In my ongoing series of diabolical experiments, none were as effective as those performed at the beginning of reading and math, where CAT took 3 weeks, as did the first page of Every Day Math . Both were Herculean tasks of brain growth.

Then I discovered fields, like trigonometry, chemistry, and philosophy. In throwing these at the child at an inappropriate age, and once they get beyond the phase of the minor implications of CLT, there is no such thing as an inappropriate age, I observed a whole new dynamic in cognitive skill develpment.

When you throw an entire field at your child in a short period of time (like one sitting), the process of understanding material and transitioning it to long term memory is too much. Instead of taking bits and pieces, which at first glance is what you think you might observe, the child lays the foundation for the next pass. I call this effect 'bucketing'. The child creates brain buckets for the material.

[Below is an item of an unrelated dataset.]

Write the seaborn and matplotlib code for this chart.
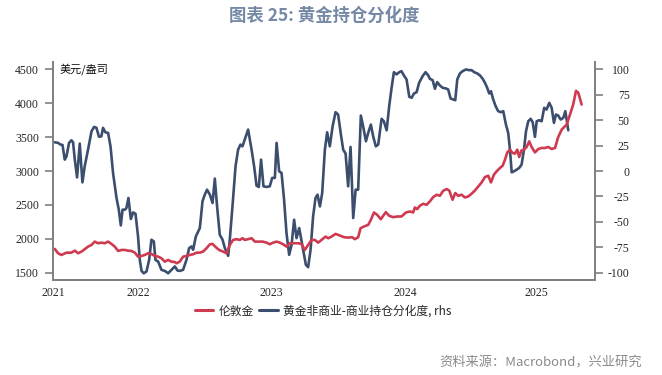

It looks like they are not learning, but when they eventually see this material in class, it's all 'Ah ha!' instead of 'What?'.

For this reason, I'm transitioning from 'how to cheat your way into a gifted program' on this website to 'how to cheat your way through high school AP courses' on the next website.

A note on research

If you read the article linked above, you will see 'objective measures of cognitive load are difficult to obtain'. This makes me wonder, yet again, how much time these researchers spend with actual children. You just have to look. It usually occurs at the 15 minute mark with newby's and the 25 minute mark with advanced children. They heave a heavy sigh after reading a question for the 13th time, missing words like 'three' that are in plain sight. Researchers need to look for 'cognitive exhaustion' and measure performance up to that point, and they will have their proxy for cognitive load.